We Can Solve the Financial Crisis by Destroying OPEC
There's a way to force the oil cartel to compete with other energy sources.
November 11, 2008 - 12:00 am
The graph below shows a comparison of American oil expenditures with net investment in housing stock.
It can be seen that in 2003 we spent 25% as much on oil as we did on houses. In 2008, we spent over 140%. This is why our housing market has collapsed. It is also why new auto sales have collapsed as well. Indeed the $760 billion increase in our oil payments is fifteen times the $50 billion decline in what we spent on new cars in 2008.
So, as a result of this massive new tax on our economy — by far the largest in American history — the United States is being driven into a recession. But for poor countries, which can afford it even less, the effect of the brutal OPEC global taxation program is much worse.
If we want to avoid complete economic defeat, we need to destroy the oil cartel. This cannot be done through conservation, because — putting aside the difficulty of getting the whole world to agree on conservation — so long as they are the only game in town, the cartel can always counter any conservation program by cutting production to match. The only way to beat them is to break their vertical monopoly by creating fuel choice on a global scale. The U.S. Congress can make this happen with a stroke of the pen, by passing a law requiring that all new cars sold in the United States be flex-fuel vehicles that can run on any combination of gasoline, ethanol, or methanol.
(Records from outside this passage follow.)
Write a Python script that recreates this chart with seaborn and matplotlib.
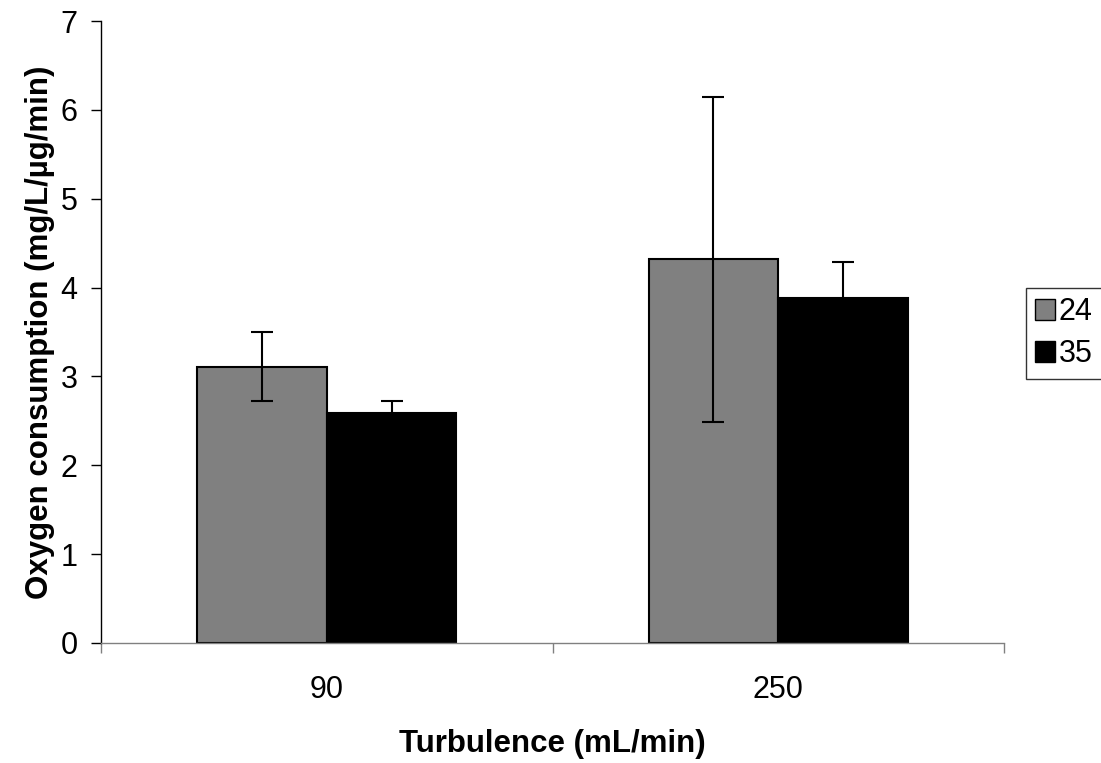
import matplotlib
matplotlib.use("Agg")
import matplotlib.pyplot as plt
import seaborn as sns
import pandas as pd
import numpy as np

turbulence = ["90", "250"]
temperatures = ["24", "35"]
values_24 = [3.11, 4.32]
values_35 = [2.59, 3.88]
err_24 = [0.39, 1.83]
err_35 = [0.13, 0.41]

sns.set_theme(style="white")
plt.rcParams['font.family'] = ['Liberation Sans', 'DejaVu Sans']
plt.rcParams['text.color'] = 'black'
plt.rcParams['axes.labelcolor'] = 'black'
plt.rcParams['xtick.color'] = 'black'
plt.rcParams['ytick.color'] = 'black'

df = pd.DataFrame({
    "Turbulence": turbulence * 2,
    "Temp": [temperatures[0]] * 2 + [temperatures[1]] * 2,
    "Value": values_24 + values_35,
})

fig = plt.figure(figsize=(11.01, 7.63), dpi=100)
ax = fig.add_axes([101/1101, 120/763, (1004-101)/1101, (643-21)/763])

sns.barplot(data=df, x="Turbulence", y="Value", hue="Temp", order=turbulence,
            hue_order=temperatures, palette=["#808080", "#000000"],
            errorbar=None, width=0.574, edgecolor="black", linewidth=1.5,
            saturation=1, ax=ax, legend=True)

errs = [err_24, err_35]
for cont, er in zip(ax.containers, errs):
    xs = [b.get_x() + b.get_width()/2 for b in cont]
    ys = [b.get_height() for b in cont]
    ax.errorbar(xs, ys, yerr=er, fmt="none", ecolor="black", elinewidth=1.5,
                capsize=8, capthick=1.5, zorder=5)

ax.set_xlim(-0.5, 1.5)
ax.set_ylim(0, 7)
ax.set_yticks(range(0, 8))
ax.set_xticks([0, 1])
ax.set_xticklabels(turbulence)
ax.tick_params(axis="x", length=0, labelsize=22, pad=23, labelcolor="black")
ax.tick_params(axis="y", length=7, width=1, labelsize=22, direction="out", left=True,
               pad=10, color="black", labelcolor="black")
# category boundary ticks
ax.set_xticks([-0.5, 0.5, 1.5], minor=True)
ax.tick_params(axis="x", which="minor", length=7, width=1, direction="out", bottom=True, color="#808080")

for s in ["top", "right"]:
    ax.spines[s].set_visible(False)
ax.spines["left"].set_color("black")
ax.spines["left"].set_linewidth(1)
ax.spines["bottom"].set_color("#808080")
ax.spines["bottom"].set_linewidth(1)

ax.set_xlabel("Turbulence (mL/min)", fontsize=22.5, fontweight="bold", labelpad=17, color="black")
ax.set_ylabel("Oxygen consumption (mg/L/\u00b5g/min)", fontsize=22.5, fontweight="bold", labelpad=4, color="black")

leg = ax.get_legend()
if leg is not None:
    leg.remove()
handles = [plt.Rectangle((0, 0), 1, 1, facecolor=c, edgecolor="black", linewidth=1)
           for c in ["#808080", "#000000"]]
lg = fig.legend(handles, temperatures, loc="upper left", bbox_to_anchor=(1026/1101, 1 - 288/763),
           frameon=True, fancybox=False, edgecolor="black", fontsize=22,
           handlelength=0.65, handleheight=0.65, handletextpad=0.12,
           borderpad=0.3, labelspacing=0.4, borderaxespad=0)
lg.get_frame().set_linewidth(1)
for t in lg.get_texts():
    t.set_color("black")

fig.savefig("out.png", dpi=100)
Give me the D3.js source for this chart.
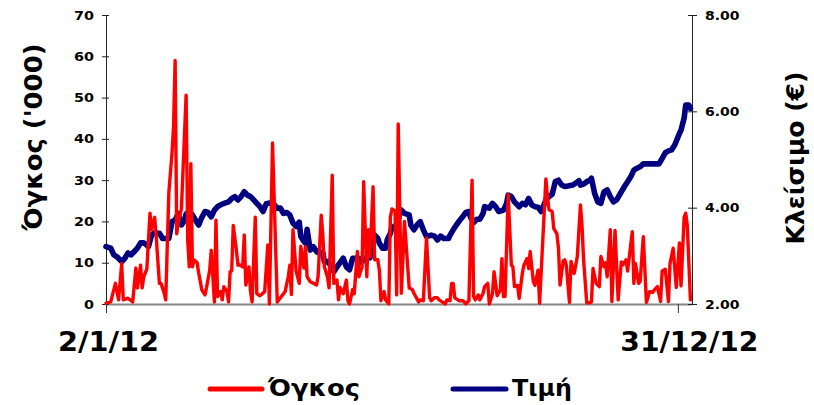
<!DOCTYPE html>
<html><head><meta charset="utf-8">
<script src="https://cdn.jsdelivr.net/npm/d3@7"></script>
<style>body{margin:0;background:#fff}svg{display:block}</style>
</head><body><svg id="c" width="814" height="405"></svg>
<script>
// Days counted from 2 Jan 2012
const volDays=[0,3,6,8,10,11,14,17,19,20,22,23,24,26,28,29,31,32,34,35,37,38,40,42,43,44,45,46,48,51,52,53,54,55,56,58,59,61,63,64,66,67,69,70,71,73,74,75,77,78,79,80,81,83,84,85,87,88,89,91,92,93,95,96,98,99,101,103,104,106,109,111,112,114,116,117,118,119,121,123,124,126,127,128,130,132,134,135,137,138,139,141,142,144,145,147,148,149,151,153,154,155,157,158,160,161,163,164,166,167,168,170,171,173,174,175,177,178,180,181,182,184,185,186,188,190,193,195,196,199,200,202,204,206,207,209,211,212,214,216,217,219,220,221,222,224,225,227,228,229,231,233,234,235,237,238,240,241,243,244,246,247,249,251,252,253,254,256,258,259,260,262,263,265,266,268,269,270,272,273,275,276,280,281,282,284,285,287,288,289,291,292,293,295,296,298,299,300,302,303,304,306,308,309,310,312,314,315,317,318,319,321,322,324,326,328,329,331,332,335,336,337,339,340,342,344,346,348,349,351,353,354,356,358,359,361,363,365,366,368,369,370,372];
const volume=[0.2,0.5,5,1,9.8,1,1.4,0.5,8.7,3.9,9.4,3.9,6.5,8.5,22,18,21,16,5,5,2.7,1,27,36.5,43,59,17,20,23,50.6,15.5,9,34,9,10.7,10,7.5,3.4,2.2,4,8.2,13,0.5,20.3,1.8,3,1,4.2,3,0.5,7.8,8,19,13,9.4,9.5,9,16.7,4.6,9,3,0.5,21,2.5,2,2.3,3,14.3,0,39,0.5,1.5,2,3,6.6,9.4,2.3,18,8,5,14,8.7,13.9,6.6,5.4,5,4.6,6.6,21.5,16.7,9,6.5,3.9,31.2,5,5.8,1,4,2.5,5.8,0.8,0,3.5,2.5,12.7,6.6,9,29.6,6.6,18,11.5,28.4,10.7,10.7,8.2,0.8,3,1,0,21,23,22.5,2.2,43.6,2.6,20,3.9,3.5,2.6,0.5,1,0.8,16,1.5,0.8,1.5,1.5,1,0.5,0,1,0.8,5,5,1.5,1,0.8,0.8,0.5,0,0.8,30,1.8,1,2.2,1,2.6,4.2,5,0,2.5,7.8,2,3.4,11,1.8,1.8,26.5,9.4,9,4.2,4.5,1.4,7.4,9.4,11,8.6,12.7,5.4,4.5,8.2,0.2,30.3,26,22.8,22.4,18.3,17,13.5,4.6,10.4,10.7,9.4,0.4,10.3,7.4,9.4,11.5,24,19,10.7,0.3,0.3,0.5,8.6,5,4.2,11.5,9,10,6.6,18,0.6,17.8,1,10.2,9.5,10.7,8,17.5,5,9.8,5,5.5,16.3,0.4,3,2.8,3.4,4.2,0.6,8,8.4,0.6,9.8,13.5,4,14.8,4.4,21,22,19,1];
const priceDays=[0,3,5,7,10,12,14,16,18,20,22,24,25,27,29,31,33,34,36,38,40,42,44,46,48,50,51,53,55,57,59,61,63,65,67,69,71,73,76,78,80,82,84,86,88,90,92,94,96,98,100,102,105,107,109,111,113,115,117,119,121,123,124,126,127,128,130,132,134,136,138,139,141,144,145,147,149,151,153,155,157,158,161,162,164,166,168,169,171,173,174,176,178,179,181,182,184,186,187,188,190,193,194,196,198,200,202,204,207,209,211,213,215,218,219,221,223,225,227,229,231,232,234,236,238,240,241,244,246,248,250,253,255,256,258,260,263,265,267,269,271,273,275,277,280,282,284,286,288,290,292,294,297,299,301,302,304,306,308,309,311,313,315,317,319,321,323,325,328,330,332,334,336,338,340,342,346,349,352,354,356,358,360,362,365,366,368,369,371,372];
const price=[3.19,3.16,3.02,2.98,2.88,2.95,3.06,3.02,3.09,3.16,3.27,3.27,3.25,3.19,3.43,3.48,3.47,3.47,3.36,3.36,3.36,3.71,3.74,3.88,3.64,3.74,3.87,3.92,3.85,3.74,3.64,3.80,3.92,3.90,3.81,3.95,4.02,4.06,4.10,4.12,4.19,4.23,4.16,4.23,4.33,4.26,4.23,4.16,4.09,4.02,3.92,4.08,4.10,4.06,3.99,3.99,3.88,3.90,3.85,3.68,3.61,3.70,3.40,3.30,3.26,3.55,3.12,3.19,3.09,3.05,3.07,2.88,2.88,2.77,2.67,2.77,2.86,2.95,2.77,2.71,2.95,2.95,2.95,2.86,2.91,2.98,2.96,3.16,3.43,3.36,3.26,3.16,3.16,3.33,3.47,3.60,3.60,3.74,3.88,3.95,3.88,3.85,3.64,3.54,3.64,3.71,3.54,3.40,3.43,3.41,3.33,3.41,3.36,3.36,3.43,3.54,3.64,3.73,3.81,3.90,3.92,3.80,3.69,3.76,3.76,3.88,4.02,3.99,4.09,4.02,3.92,3.95,4.09,4.26,4.23,4.12,4.02,4.09,4.06,4.19,4.06,4.02,4.01,3.92,4.16,4.23,4.28,4.54,4.57,4.47,4.44,4.45,4.47,4.51,4.56,4.47,4.49,4.54,4.57,4.61,4.30,4.12,4.09,4.33,4.37,4.23,4.12,4.16,4.33,4.44,4.54,4.64,4.78,4.82,4.85,4.91,4.91,4.91,4.91,5.02,5.14,5.18,5.20,5.30,5.54,5.61,5.86,6.13,6.13,6.06];
const volTicks=[0,10,20,30,40,50,60,70];
const priceTicks=[2,4,6,8];
const dateTicks=[0,364];
const dateLabels=["2/1/12","31/12/12"];
const seriesNames=["Όγκος","Τιμή"];
const axisTitles=["Όγκος ('000)","Κλείσιμο (€)"];

const FONT="'DejaVu Sans', Verdana, sans-serif";
const svg=d3.select("#c");
const x=d3.scaleLinear().domain([0,373]).range([106,692]);
const yL=d3.scaleLinear().domain([0,70]).range([304,15]);
const yR=d3.scaleLinear().domain([2,8]).range([304,15]);

function fit(sel,w){sel.each(function(){this.setAttribute("textLength",w);this.setAttribute("lengthAdjust","spacingAndGlyphs");});}

// bottom axis
const gx=svg.append("g").attr("transform","translate(0,304)")
 .call(d3.axisBottom(x).tickValues(dateTicks).tickSize(9).tickSizeOuter(0).tickPadding(20).tickFormat((d,i)=>dateLabels[i]));
gx.select(".domain").attr("stroke","#868686").attr("stroke-width",2);
gx.selectAll(".tick line").attr("stroke","#333");
gx.selectAll(".tick text").attr("font-family",FONT).attr("font-weight","bold").attr("font-size",26).attr("fill","#000");
gx.selectAll(".tick text").filter((d,i)=>i===0).attr("dx",2).call(fit,101);
gx.selectAll(".tick text").filter((d,i)=>i===1).attr("dx",11).call(fit,138);

// left axis
const gl=svg.append("g").attr("transform","translate(106,0)")
 .call(d3.axisLeft(yL).tickValues(volTicks).tickSize(4).tickSizeOuter(0).tickPadding(8));
gl.select(".domain").attr("stroke","#222");
gl.selectAll(".tick line").attr("x1",3).attr("stroke","#222");
gl.selectAll(".tick text").attr("font-family",FONT).attr("font-weight","bold").attr("font-size",12.5).attr("fill","#000");
gl.selectAll(".tick text").each(function(){const w=this.getComputedTextLength();fit(d3.select(this),w*1.15);});

// right axis
const gr=svg.append("g").attr("transform","translate(692,0)")
 .call(d3.axisRight(yR).tickValues(priceTicks).tickSize(5).tickSizeOuter(0).tickPadding(8).tickFormat(d3.format(".2f")));
gr.select(".domain").attr("stroke","#222");
gr.selectAll(".tick line").attr("x1",-4).attr("stroke","#222");
gr.selectAll(".tick text").attr("font-family",FONT).attr("font-weight","bold").attr("font-size",12.5).attr("fill","#000");
gr.selectAll(".tick text").each(function(){const w=this.getComputedTextLength();fit(d3.select(this),w*1.12);});

// lines
const lineP=d3.line().x((d,i)=>x(priceDays[i])).y(d=>yR(d));
const lineV=d3.line().x((d,i)=>x(volDays[i])).y(d=>yL(d));
svg.append("path").datum(price).attr("d",lineP).attr("fill","none").attr("stroke","#000080").attr("stroke-width",5.6).attr("stroke-linejoin","round").attr("stroke-linecap","round");
svg.append("path").datum(volume).attr("d",lineV).attr("fill","none").attr("stroke","#ff0000").attr("stroke-width",3.4).attr("stroke-linejoin","round").attr("stroke-linecap","round");

// axis titles
svg.append("text").attr("transform","translate(42,137) rotate(-90)").attr("text-anchor","middle")
 .attr("font-family",FONT).attr("font-weight","bold").attr("font-size",24).text(axisTitles[0]).call(fit,187);
svg.append("text").attr("transform","translate(804,158) rotate(-90)").attr("text-anchor","middle")
 .attr("font-family",FONT).attr("font-weight","bold").attr("font-size",24).text(axisTitles[1]).call(fit,173);

// legend
const legend=[{name:seriesNames[0],color:"#ff0000",x0:210,x1:262,tx:268,tw:92},{name:seriesNames[1],color:"#000080",x0:453,x1:506,tx:512,tw:60}];
const lg=svg.append("g");
legend.forEach(l=>{
 lg.append("line").attr("x1",l.x0).attr("x2",l.x1).attr("y1",389).attr("y2",389).attr("stroke",l.color).attr("stroke-width",5).attr("stroke-linecap","round");
 lg.append("text").attr("x",l.tx).attr("y",396).attr("font-family",FONT).attr("font-weight","bold").attr("font-size",23).text(l.name).call(fit,l.tw);
});
</script></body></html>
The technology is readily available and it only costs about $100 per vehicle.
By making America a flex-fuel vehicle market, we will effectively make flex-fuel the international standard, as all significant foreign car-makers would be impelled to convert their lines over as well. Around the world, gasoline would be forced to compete at the pump against alcohol fuels made from any number of sources. These include current commercial crops like corn and sugar; cellulosic ethanol made from crop residues and weeds; methanol, which can be made from any kind of biomass without exception; as well as coal, natural gas, and recycled urban trash. By creating such an open-source fuel market, we can enormously expand and diversify humanity’s fuel resource base, protecting all nations from continued blackmail, robbery, and indeed, in some cases, starvation, induced by the oil cartel.
If we fail to do so, we are going to be taxed into depression.